With IBS I’ve had some close calls in my life. One of the most severe instances was when I was hanging out with my would-be husband, at the time we were very good friends and it was kind of a quasi-date, we liked each other but didn’t know it kind of thing. I barely, and I mean barely made it to the bathroom, and ruined my clothes. Fortunately, I had something in there to change into, and he never found out how sick I was. But I was not in an amorous mood at all, to say the least. IBS can be a pretty miserable condition to live with.
Girls sleepover? Truth or Dare? Taking a shirt off? I knew it!
Nope, no Bojangles here. And if there is it’s well-hidden enough for me to never stumble on it. I’m happy enough we’ve finally gotten some Culver’s!
“What else did you two do?”
“Oh, you know, girly stuff.”
“So, uh, flower shows, shopping for pretty bows, then back to her place, strip down to bra and panties for a tickle fight.”
“That’s really what you think girls do, isn’t it?”
“Yes, I do.”
In 1989, me and my girlfriend went on vacation to St. Cyprien in South France. We were at a beautiful camping site, near a wide beach and were young and in love. We quickly found a nice pizzeria nearby which we visited almost every second night. Now this was two years after I had left school in which I had learned French for six years, but already then much was forgotten. I struggled by with my French, but when it came to paying after the meal, I couldn’t find the right phrase. But then I had a flash of insight: “bill” is “Rechnung” in English (I’m German and English always was my better foreign language), so “billet” must be “bill” in French. So I proceeded: “Monsieur, le billet s’il-vous-plait”.

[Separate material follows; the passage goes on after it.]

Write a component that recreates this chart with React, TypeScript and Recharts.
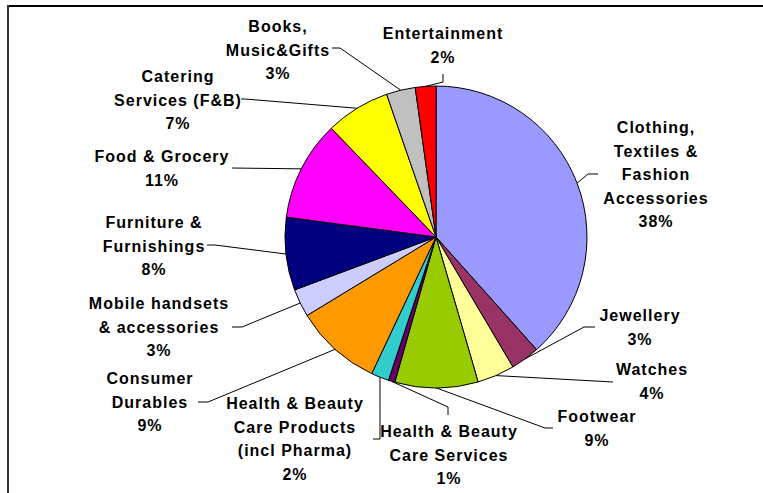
import { PieChart, Pie, Cell } from 'recharts';

// retail spend share by category, clockwise from 12 o'clock
const CATEGORIES = [
  'Clothing, Textiles & Fashion Accessories',
  'Jewellery',
  'Watches',
  'Footwear',
  'Health & Beauty Care Services',
  'Health & Beauty Care Products (incl Pharma)',
  'Consumer Durables',
  'Mobile handsets & accessories',
  'Furniture & Furnishings',
  'Food & Grocery',
  'Catering Services (F&B)',
  'Books, Music&Gifts',
  'Entertainment',
];

const SHARES = [38.4, 3.1, 4.0, 8.9, 0.7, 1.9, 9.3, 3.0, 7.8, 10.7, 6.9, 3.1, 2.2];

// how each category name wraps in its label
const LABEL_LINES = [
  ['Clothing,', 'Textiles &', 'Fashion', 'Accessories'],
  ['Jewellery'],
  ['Watches'],
  ['Footwear'],
  ['Health & Beauty', 'Care Services'],
  ['Health & Beauty', 'Care Products', '(incl Pharma)'],
  ['Consumer', 'Durables'],
  ['Mobile handsets', '& accessories'],
  ['Furniture &', 'Furnishings'],
  ['Food & Grocery'],
  ['Catering', 'Services (F&B)'],
  ['Books,', 'Music&Gifts'],
  ['Entertainment'],
];

const COLORS = [
  '#9999FF', '#993366', '#FFFF99', '#99CC00', '#660066', '#33CCCC', '#FF9900',
  '#CCCCFF', '#000080', '#FF00FF', '#FFFF00', '#C0C0C0', '#FF0000',
];

// label placement: text centre x, first line centre y, leader bend points
const LABEL_LAYOUT: { x: number; y: number; leader: number[][] }[] = [
  { x: 656, y: 127, leader: [[588, 174], [598, 174]] },
  { x: 640, y: 315, leader: [[584, 327], [595, 327]] },
  { x: 652, y: 369, leader: [[613, 382]] },
  { x: 597, y: 416, leader: [[545, 428], [553, 428]] },
  { x: 449, y: 431, leader: [[448, 407], [448, 415]] },
  { x: 295, y: 403, leader: [[380, 439], [373, 439]] },
  { x: 150, y: 378, leader: [[208, 402], [198, 402]] },
  { x: 159, y: 303, leader: [[242, 327], [232, 327]] },
  { x: 154, y: 222, leader: [[215, 245], [207, 245]] },
  { x: 162, y: 156, leader: [[232, 168]] },
  { x: 178, y: 76, leader: [[245, 99], [241, 99]] },
  { x: 278, y: 26, leader: [[340, 48], [332, 48]] },
  { x: 443, y: 33, leader: [[443, 82], [443, 74]] },
];

const data = CATEGORIES.map((name, i) => ({ name, value: SHARES[i] }));
const total = SHARES.reduce((s, v) => s + v, 0);

const RADIAN = Math.PI / 180;
const LINE_H = 23.5;

const renderLabel = (props: any) => {
  const { cx, cy, midAngle, outerRadius, index } = props;
  const layout = LABEL_LAYOUT[index];
  const ex = cx + outerRadius * Math.cos(-midAngle * RADIAN);
  const ey = cy + outerRadius * Math.sin(-midAngle * RADIAN);
  const pts = [[ex, ey], ...layout.leader].map((p) => p.join(',')).join(' ');
  const lines = [...LABEL_LINES[index], `${Math.round((SHARES[index] / total) * 100)}%`];
  return (
    <g key={`lbl-${index}`}>
      <polyline points={pts} fill="none" stroke="#000" strokeWidth={1} />
      <text
        textAnchor="middle"
        fontFamily="'Liberation Sans', Arial, sans-serif"
        fontWeight="bold"
        fontSize={16}
        letterSpacing={1}
        fill="#000"
      >
        {lines.map((line, i) => (
          <tspan key={i} x={layout.x} y={layout.y + i * LINE_H + 6}>
            {line}
          </tspan>
        ))}
      </text>
    </g>
  );
};

export default function App() {
  return (
    <div style={{ position: 'absolute', left: 0, top: 0, width: 763, height: 493, background: '#fff' }}>
      <div style={{ position: 'absolute', left: 7, top: 5, right: 0, height: 2, background: '#000' }} />
      <div style={{ position: 'absolute', left: 7, top: 5, bottom: 0, width: 2, background: '#333' }} />
      <PieChart
        width={763}
        height={493}
        margin={{ top: 0, right: 0, bottom: 0, left: 0 }}
        style={{ position: 'absolute', left: 0, top: 0 }}
      >
        <Pie
          data={data}
          dataKey="value"
          cx={436}
          cy={237}
          outerRadius={151}
          startAngle={90}
          endAngle={-270}
          stroke="#000"
          strokeWidth={1}
          label={renderLabel}
          labelLine={false}
          isAnimationActive={false}
        >
          {data.map((_, i) => (
            <Cell key={i} fill={COLORS[i]} />
          ))}
        </Pie>
      </PieChart>
    </div>
  );
}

It worked, he always brought the bill, but I couldn’t help but suggest a certain smirk on his face sometime.
As we drove home to Germany, I had time to think about some things, and then it suddenly dawned on me that French “billet” doesn’t mean “bill”, but “ticket” :smack:. So I had ordered every evening at the restaurant the ticket like a ticket collector :D.
It does mean “bill” but like in “five-dollar bill”. The word you wanted was l’addition ;).